B3D_fusiion.render()
Finally to Export the 3D mesh in the specified format using the export_mesh :
B3D_fusiion.export_mesh()
Here's an example usage:
runtime = Runtime()
runtime.set_variables(
input_path="input/",
output_path="output/",
pretrained_model="stabilityai/TripoSR",
chunk_size=8192,
padding=16,
foreground_ratio=0.85,
mc_resolution=256,
model_save_format="obj"
)
runtime.initilize()
runtime.img_process()
runtime.modelRun()
runtime.render()
runtime.export_mesh()
all the steps are already been coded in workspace.ipynb file as well.
Runing the code completley will show case preprocessing results and saves the final results ina folder named output as defualt (but you can change that also)The runtime environment generates the following output:
now let us look into one of the experiments that have been done using the below picture
after running the model it generated the following depth map:
and the rendering and 3D results are as follows:
another example: using the below picture
after running the model it generated the following depth map:
and the rendering and 3D results are as follows:
This program is Set to generate a full 3d model out of one single image. the method is a combination of Gaussian and Nerf method to reach the highest possible geometry in of shape, smoothness and color correction. to be able to do this we used Stability AI's 3Ddiffusion (AKA. TSR(Triangulated Surface Reconstruction)) annd Gaussian model. firstly we generate the geometry and point cloud and depth estimations to create a 2.5D point cloud and mesh. to use in nerf for a better and more smooth geometry and resulting in better structure of 3D in the generated 3D models. our Contribution is on 4 files as follows:
This Python file is designed to manage the runtime environment and perform various tasks related to processing input images and generating 3D models using a pre-trained TSR (Triangulated Surface Reconstruction) model. The script includes several classes and functions to accomplish these tasks. In summary, this script provides a framework for processing input images, generating 3D models using a pre-trained TSR model, and exporting the 3D mesh in a specified format. The script measures the execution time of various tasks using the Timer class and logs messages using the logging module. The script also checks and sets the device for computation (GPU or CPU) and creates necessary output directories.
-
The Timer class is used to measure the execution time of various tasks. The Gaussian class is used for pre-processing input images, and the TSR class is used for generating 3D models.
-
The Runtime class is the main class that manages the runtime environment and performs various tasks. It has several methods to set variables, check and create output directories, check and set the device for computation, initialize the pre-model and TSR model, process input images, run the TSR model, render the 3D model, and export the 3D mesh in a specified format.

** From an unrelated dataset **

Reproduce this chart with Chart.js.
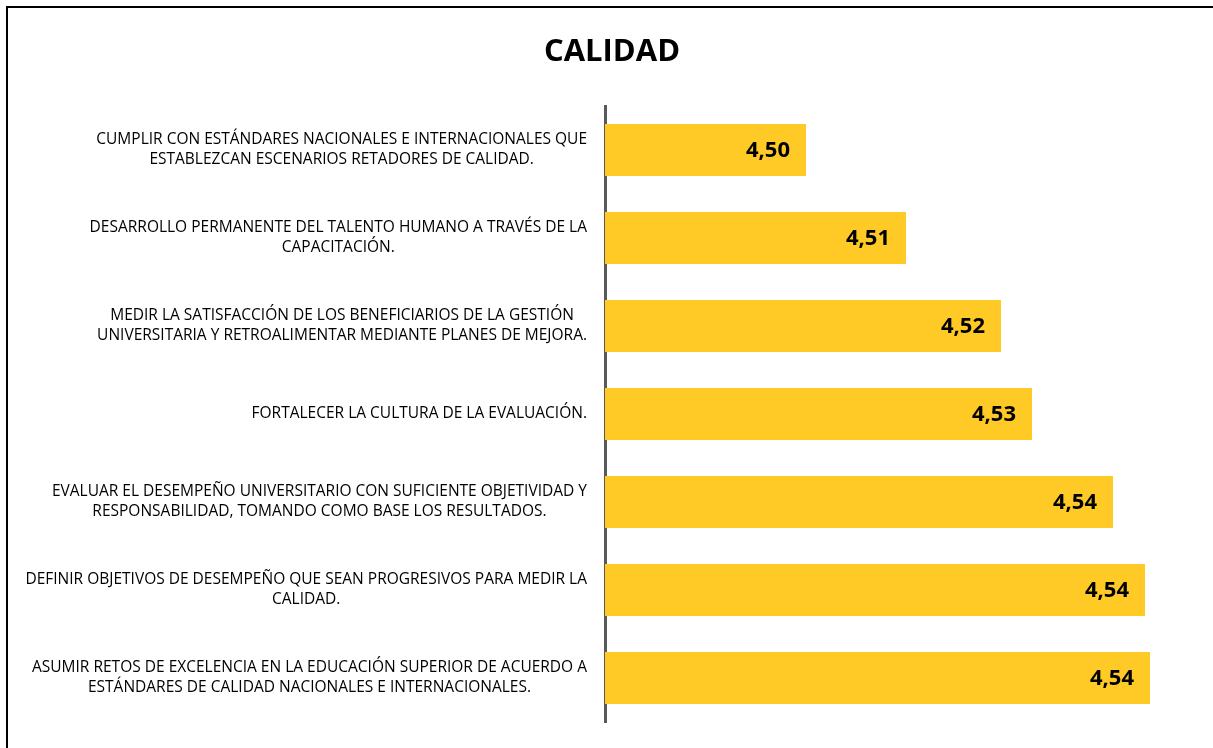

This file contains a Python script that defines various classes and functions for 3D rendering and image processing. The script includes a base module class BaseModule that other modules can inherit from, and an ImagePreprocessor class for preprocessing images. It also provides functions for checking if rays intersect with a bounding box, chunking a batch of data and applying a function to each chunk, scaling a tensor, getting an activation function by name, getting ray directions for all pixels in camera coordinate, getting rays in the world coordinate, getting spherical cameras, removing the background of an image, resizing the foreground of an image, saving a list of frames as a video, and converting a mesh to a format suitable for Gradio 3D visualisation.

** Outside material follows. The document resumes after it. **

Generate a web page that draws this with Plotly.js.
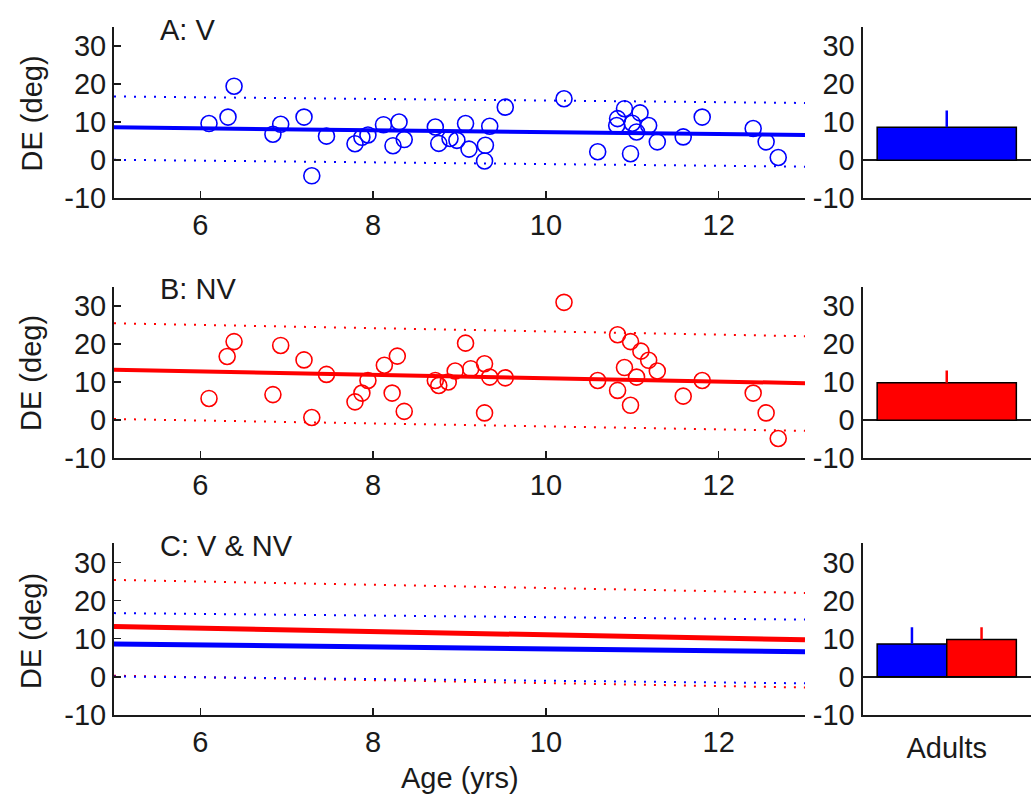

This Python file implements a Gaussian class that utilises a GLPN image processor and depth estimation model to process an image, estimate its depth, and create a 3D point cloud and mesh from the depth information. this file provides a comprehensive framework for processing images, estimating depth, and generating 3D point clouds and meshes, the file consists of several methods that perform the following tasks: It starts by preparing the image through background removal and resizing, making it ready for further analysis. The script then estimates the depth of the image using a model, which is essential for creating a 3D perspective. Using the depth information, it generates a point cloud, which is a collection of data points in space representing the image in three dimensions. and finally, the script refines the point cloud by removing noise and outliers, and reconstructs a 3D mesh, providing a complete 3D model of the original image.
This file defines a Text-Driven 3D Shape Generation and Rendering model, named TSR (Triangulated Surface Reconstruction), using PyTorch. The model generates 3D shapes from textual descriptions and renders them into 2D images. The file defines a TSR class that implements the stable diffusion 3D model. The TSR class has several methods, including from_pretrained for loading a pre-trained model, configure for configuring the model, forward for performing a forward pass through the model, render for rendering the scene codes into 2D images, set_marching_cubes_resolution for setting the marching cubes resolution, and extract_mesh for extracting meshes from the scene codes using marching cubes. The file also includes a BaseModule class that provides a common interface for all the components of the diffusion 3D model.
DIF3D is a cutting-edge system for creating 3D models. It combines Gaussian methods and Neural Radiance Fields (NeRF) to produce models with precise geometry, smooth surfaces, and accurate colours. The system is implemented in Python and manages the entire process from image input to 3D mesh export, achieving top-notch results. Additionally, it includes a framework for image processing, depth estimation, and 3D point cloud and mesh generation. The TSR model, which stands for Triangulated Surface Reconstruction, has been improved using PyTorch, enhancing its shape generation and rendering capabilities. DIF3D's advancements make it applicable in diverse areas like computer vision, robotics, and graphics.